On the Shores of Lake Victoria, Entebbe, Uganda

When we woke up today the music from the disco was still blaring away. Don’t know what the management was thinking because I certainly didn’t see anyone dancing at 6:00 a.m! We jumped in the truck and made the thirty minute drive to Kampala and made a bee line to the Sheraton Hotel for breakfast. After all of us had been not eating that well through Zaire, an all you could eat breakfast at the Sheraton on Boxing Day was something like a God-send. For a mere Sh10,500 (US$9.70) you got everything your heart desired – including a chef to cook you as many omelets as you could eat. Plus you even got things you hadn’t seen in weeks: cheese, bacon, fresh fruit that wasn’t bruised, milk and even apple juice! Every single person on our safari truck pulled out the plastic and charged breakfast as a special Christmas treat. In addition, we were all ravenous from our week prior in Zaire.

After breaky I headed to the Telecom Center and picked up the special AT&T phone they’d come to personally install in this office. Pick up the phone and twenty seconds later you’re talking to an AT&T operator. Nice touch – thanks guys! Talked to the family at 1:00 a.m. California still technically Christmas and told them a bit about what we were up to. The next call was to the U.S. Embassy to see what the Kenyan situation was all about. The dude at the embassy said there was an official travellers advisory out stating that U.S. citizens should not go to Kenya due to possible political unrest as a result of the upcoming election. Good to know, but I didn’t want to spend any more money flying to Nairobi when our truck would be there in a few days.

Back to the truck where we travelled through western Uganda to Jinja, famous because it’s the source of the Nile, at Lake Victoria. The hotel was just down the road, and in keeping with our theme of “the colonial tour of Africa” our truck pulled into the driveway of the hotel, we drove the truck around the landscaped traffic circle as though we were inspecting the place before we’d actually show our faces. After the “inspection” we piled out of the truck and immediately set up our tents right in the middle of the landscaped traffic circle, with the best grass we’d seen in weeks – perfect for camping.

We all were ready to party a bit more since we’d all been so tired on Christmas Day proper, so we headed into the hotel bar and started drinking once again. Dinner time rolled around and our safari truck signed up for the all you can eat BBQ out on the patio. After eating them out of house and home (we ate all the food they’d brought out to cook) we watched some traditional dancing and had more drinks before crawling into the tent to go to sleep. We are to leave for Kenya tomorrow so I’ll do some journal housecleaning here.
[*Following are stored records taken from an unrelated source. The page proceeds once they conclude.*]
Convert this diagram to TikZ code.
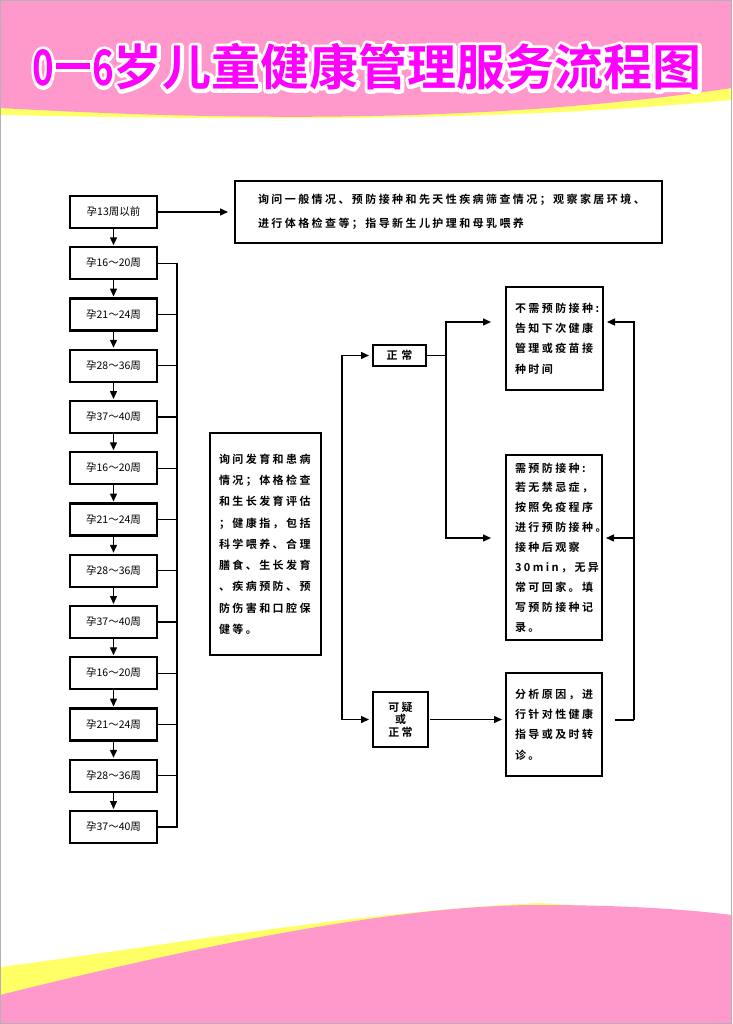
\documentclass[tikz,border=0pt]{standalone}
\usepackage{fontspec}
\usepackage{xcolor}
\usepackage{tikz}
\usetikzlibrary{positioning, calc, arrows.meta}
\newfontfamily\cjk{Noto Sans CJK SC}
\newfontfamily\cjkbold[LetterSpace=22]{Noto Sans CJK SC Bold}
\newfontfamily\titlecjk{Noto Sans CJK SC Bold}
\definecolor{bandpink}{RGB}{255,153,204}
\definecolor{bandyellow}{RGB}{255,255,102}
\definecolor{titlemagenta}{RGB}{255,0,255}
% white outline drawn by stroking the glyphs
\newcommand\strokedtext[1]{\special{pdf:literal direct 7 w 1 j 1 J 2 Tr}#1\special{pdf:literal direct 0 Tr}}
% #1 = extra size of the dash for the outline
\newcommand\titlestring[1]{\scalebox{0.75}[1]{0}\hspace{\dimexpr2pt-#1\relax}\rule[\dimexpr0.35em-#1\relax]{\dimexpr34pt+#1*2\relax}{\dimexpr5.5pt+#1*2\relax}\hspace{\dimexpr2pt-#1\relax}\scalebox{0.75}[1]{6}岁儿童健康管理服务流程图}
\tikzstyle{title.text} = [text=titlemagenta, inner sep=0pt, font={\titlecjk\fontsize{49}{54}\selectfont}]
\tikzstyle{week.box} = [rectangle, draw=black, fill=white, line width=2.4pt, outer sep=0pt, minimum width=87pt, minimum height=32pt, inner sep=0pt, font={\cjk\fontsize{10.5}{12}\selectfont}]
\tikzstyle{note.box} = [rectangle, draw=black, fill=white, line width=2pt, outer sep=0pt, align=left, inner xsep=9pt, inner ysep=0pt, font={\cjkbold\fontsize{11}{20.3}\selectfont}]
\tikzstyle{tag.box} = [rectangle, draw=black, fill=white, line width=2pt, outer sep=0pt, align=center, inner sep=0pt, font={\cjkbold\fontsize{11}{12.5}\selectfont}]
\tikzstyle{flow.line} = [line width=1.4pt, black]
\tikzstyle{flow.arrow} = [flow.line, -{Triangle[length=8pt,width=7pt]}]

\begin{document}
\begin{tikzpicture}[x=1pt, y=-1pt]
\useasboundingbox (0,0) rectangle (732,1024);
% bands top and bottom
\fill[bandyellow] (0,0) -- (732,0) -- (732,100) .. controls (500,122) and (250,120) .. (0,115) -- cycle;
\fill[bandpink] (0,0) -- (732,0) -- (732,88) .. controls (500,122) and (250,122) .. (0,108) -- cycle;
\fill[bandyellow] (0,967) .. controls (150,948) and (350,912) .. (540,903) -- (732,915) -- (732,1024) -- (0,1024) -- cycle;
\fill[bandpink] (0,995) .. controls (200,945) and (400,905) .. (537,905) .. controls (640,905) and (700,911) .. (732,915) -- (732,1024) -- (0,1024) -- cycle;
\draw[gray!60, line width=1pt] (0.5,0.5) rectangle (731.5,1023.5);

% title
\node[title.text, text=white] (title_halo) at (367,67) {\strokedtext{\titlestring{3.5pt}}};
\node[title.text] (title) at (title_halo) {\titlestring{0pt}};

% week column
\node[week.box] (pre13) at (113.5,212) {孕13周以前};
\node[week.box, below=19.25pt of pre13] (w16_20a) {孕16～20周};
\node[week.box, below=19.25pt of w16_20a] (w21_24a) {孕21～24周};
\node[week.box, below=19.25pt of w21_24a] (w28_36a) {孕28～36周};
\node[week.box, below=19.25pt of w28_36a] (w37_40a) {孕37～40周};
\node[week.box, below=19.25pt of w37_40a] (w16_20b) {孕16～20周};
\node[week.box, below=19.25pt of w16_20b] (w21_24b) {孕21～24周};
\node[week.box, below=19.25pt of w21_24b] (w28_36b) {孕28～36周};
\node[week.box, below=19.25pt of w28_36b] (w37_40b) {孕37～40周};
\node[week.box, below=19.25pt of w37_40b] (w16_20c) {孕16～20周};
\node[week.box, below=19.25pt of w16_20c] (w21_24c) {孕21～24周};
\node[week.box, below=19.25pt of w21_24c] (w28_36c) {孕28～36周};
\node[week.box, below=19.25pt of w28_36c] (w37_40c) {孕37～40周};

% notes
\node[note.box, text width=381pt, inner xsep=23pt, minimum height=62pt, font={\cjkbold\fontsize{11}{24}\selectfont}] (info) at (448.5,212)
  {询问一般情况、预防接种和先天性疾病筛查情况；观察家居环境、\\进行体格检查等；指导新生儿护理和母乳喂养};
\node[note.box, text width=93pt, minimum height=222pt, font={\cjkbold\fontsize{11}{21.25}\selectfont}] (growth) at (265.5,544)
  {询问发育和患病\\情况；体格检查\\和生长发育评估\\；健康指，包括\\科学喂养、合理\\膳食、生长发育\\、疾病预防、预\\防伤害和口腔保\\健等。};
\node[tag.box, minimum width=53pt, minimum height=21pt] (normal) at (399.5,355.5) {正\hspace{4pt}常};
\node[tag.box, minimum width=55pt, minimum height=55pt] (doubt) at (400.5,719.5) {可疑\\或\\正常};
\node[note.box, text width=79pt, minimum height=103pt] (nonvacc) at (554.5,338.5)
  {不需预防接种:\\告知下次健康\\管理或疫苗接\\种时间};
\node[note.box, text width=78pt, minimum height=185pt, font={\cjkbold\fontsize{11}{19.9}\selectfont}] (vacc) at (554,547.5)
  {需预防接种:\\若无禁忌症，\\按照免疫程序\\进行预防接种。\\接种后观察\\30min，无异\\常可回家。填\\写预防接种记\\录。};
\node[note.box, text width=78pt, minimum height=103pt] (analyze) at (554,724.5)
  {分析原因，进\\行针对性健康\\指导或及时转\\诊。};

% week flow
\draw[flow.arrow, shorten >=7pt] (pre13) -- (info);
\draw[flow.arrow, shorten >=2pt] (pre13) -- (w16_20a);
\draw[flow.arrow, shorten >=2pt] (w16_20a) -- (w21_24a);
\draw[flow.arrow, shorten >=2pt] (w21_24a) -- (w28_36a);
\draw[flow.arrow, shorten >=2pt] (w28_36a) -- (w37_40a);
\draw[flow.arrow, shorten >=2pt] (w37_40a) -- (w16_20b);
\draw[flow.arrow, shorten >=2pt] (w16_20b) -- (w21_24b);
\draw[flow.arrow, shorten >=2pt] (w21_24b) -- (w28_36b);
\draw[flow.arrow, shorten >=2pt] (w28_36b) -- (w37_40b);
\draw[flow.arrow, shorten >=2pt] (w37_40b) -- (w16_20c);
\draw[flow.arrow, shorten >=2pt] (w16_20c) -- (w21_24c);
\draw[flow.arrow, shorten >=2pt] (w21_24c) -- (w28_36c);
\draw[flow.arrow, shorten >=2pt] (w28_36c) -- (w37_40c);

% bracket
\coordinate (bus_top) at ($(w16_20a.east)+(20,0)$);
\draw[flow.line] (w16_20a.east) -- (bus_top) |- (w37_40c.east);
\draw[flow.line] (w21_24a.east) -- (w21_24a.east -| bus_top);
\draw[flow.line] (w28_36a.east) -- (w28_36a.east -| bus_top);
\draw[flow.line] (w37_40a.east) -- (w37_40a.east -| bus_top);
\draw[flow.line] (w16_20b.east) -- (w16_20b.east -| bus_top);
\draw[flow.line] (w21_24b.east) -- (w21_24b.east -| bus_top);
\draw[flow.line] (w28_36b.east) -- (w28_36b.east -| bus_top);
\draw[flow.line] (w37_40b.east) -- (w37_40b.east -| bus_top);
\draw[flow.line] (w16_20c.east) -- (w16_20c.east -| bus_top);
\draw[flow.line] (w21_24c.east) -- (w21_24c.east -| bus_top);
\draw[flow.line] (w28_36c.east) -- (w28_36c.east -| bus_top);

% result flow
\coordinate (fork) at (342,537);
\draw[flow.arrow, shorten >=4pt] (fork) |- (normal);
\draw[flow.arrow, shorten >=4pt] (fork) |- (doubt);
\coordinate (branch) at ($(normal.east)+(20,0)$);
\draw[flow.line] (normal) -- (branch);
\draw[flow.arrow, shorten >=15pt] (branch) |- ([yshift=16.5pt]nonvacc.west);
\draw[flow.arrow, shorten >=15pt] (branch) |- ([yshift=9.5pt]vacc.west);
\draw[flow.arrow, shorten <=2pt, shorten >=4pt] (doubt.east) -- (doubt.east -| analyze.west);
\coordinate (back) at ($(analyze.east)+(32,-4.5)$);
\draw[flow.line, shorten <=13pt] ([yshift=4.5pt]analyze.east) -- (back);
\draw[flow.arrow, shorten >=4pt] (back) |- ([yshift=16.5pt]nonvacc.east);
\draw[flow.arrow, shorten >=4pt] (back) |- ([yshift=9.5pt]vacc.east);
\end{tikzpicture}
\end{document}
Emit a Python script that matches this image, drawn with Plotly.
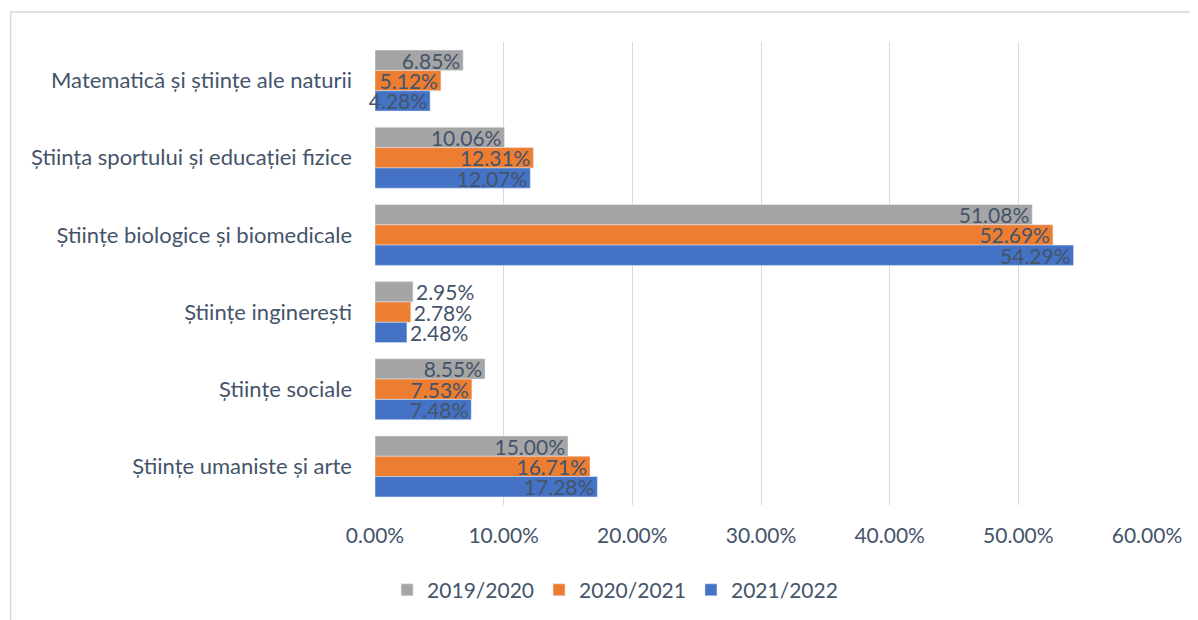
import plotly.graph_objects as go

categories = [
    "Matematică și științe ale naturii",
    "Știința sportului și educației fizice",
    "Științe biologice și biomedicale",
    "Științe inginerești",
    "Științe sociale",
    "Științe umaniste și arte",
]
years = ["2019/2020", "2020/2021", "2021/2022"]
v_2019 = [6.85, 10.06, 51.08, 2.95, 8.55, 15.00]
v_2020 = [5.12, 12.31, 52.69, 2.78, 7.53, 16.71]
v_2021 = [4.28, 12.07, 54.29, 2.48, 7.48, 17.28]
tick_vals = [0, 10, 20, 30, 40, 50, 60]

colors = ["#A5A5A5", "#ED7D31", "#4472C4"]
txt = "#44546A"
font = "Lato, 'Open Sans', sans-serif"

fig = go.Figure()
for name, vals, col in zip(years, [v_2019, v_2020, v_2021], colors):
    fig.add_trace(go.Bar(
        y=categories,
        x=vals,
        name=name,
        orientation="h",
        marker_color=col,
        text=[f"{v:.2f}%" for v in vals],
        # tiny bars: label spills past the bar end like the original
        textposition=["outside" if v < 3.5 else "inside" for v in vals],
        insidetextanchor="end",
        constraintext="none",
        textfont=dict(color=txt, size=21, family=font),
        cliponaxis=False,
    ))

fig.update_layout(
    barmode="group",
    bargap=0.21,
    bargroupgap=0,
    width=1198,
    height=620,
    # page body has an 8px margin, so shift the plot area back
    margin=dict(l=367, r=59, t=34, b=123),
    paper_bgcolor="white",
    plot_bgcolor="white",
    font=dict(family=font, color=txt, size=21),
    xaxis=dict(
        range=[0, 60],
        tickvals=tick_vals,
        ticktext=[f"{v:.2f}%" for v in tick_vals],
        showgrid=True,
        gridcolor="#D9D9D9",
        gridwidth=1,
        zeroline=False,
        showline=False,
        tickfont=dict(size=21, color=txt),
        ticklabelstandoff=16,
    ),
    yaxis=dict(
        autorange="reversed",
        showgrid=False,
        showline=False,
        ticks="",
        tickfont=dict(size=22, color=txt),
        ticklabelstandoff=22,
    ),
    legend=dict(
        orientation="h",
        x=0.311,
        xanchor="center",
        y=-0.184,
        yanchor="middle",
        font=dict(size=21, color=txt),
        itemwidth=30,
    ),
    shapes=[dict(
        type="rect", xref="paper", yref="paper",
        x0=-0.472, x1=1.08, y0=-0.3, y1=1.065,
        line=dict(color="#D9D9D9", width=1.5),
        layer="below",
    )],
)

fig.write_html("out.html")
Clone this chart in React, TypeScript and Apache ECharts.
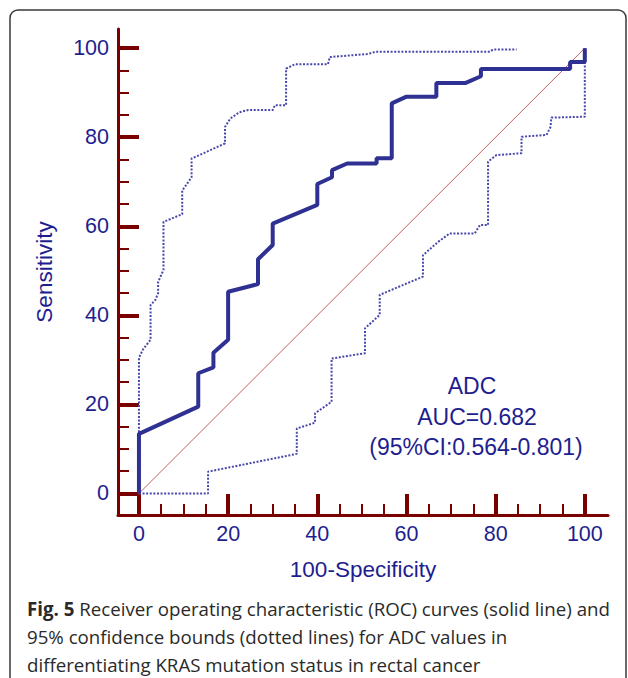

UGANDA NOTES: When we first entered Uganda from Zaire we were all stressed from our experience with the soldiers so we didn’t notice the locals’ change in attitudes once we’d crossed the border. Uganda has suffered some horrible war atrocities under Idi Amin. Since the war ended in 1986 the people have become so happy. Just knowing that most people we came in contact with had lived through the atrocities of the was an interesting feeling, but the demeanor of the locals is what struck me the most.

The Ugandans are the happiest people – even six years after their war ended. Every person you’d smile at would return the same smile back to you tenfold. You could actually feel the relief of the people – feel how happy they were to be able to have normal lives again. It was actually a real pleasure to wave and smile at the people from the truck because you’d get more than you gave in return and you could actually feel the sense of relief these people had. Now they could move forward again and get Uganda moving again.

The Railway Motel in Kigoma, Tanzania – In true African form, at breakfast over the course of a few days we’d keep noticing these white bits floating in our tea. I would just skim them out with my spoon because I really enjoy my cups of tea – when I could get them. One morning I actually looked at what I thought had been the skin from the bottled milk that had been poured into the tea – it wasn’t milk skin, I’ll tell you that. I’d gotten rather a large clump this particular morning and after examining it I passed it over to Rich. We figured out that the cooks had been making our poached eggs for breakfast, but due to the lack of power, or whatever, they’d just use the hot water the eggs had been cooked in to make our morning tea. The ‘milk skin’ I’d been fishing out of my tea was actually egg white from everyone else’s breakfast. Gross – but remember, it’s Africa and I’d rather have a cup of tea in the morning than no cup of tea at all.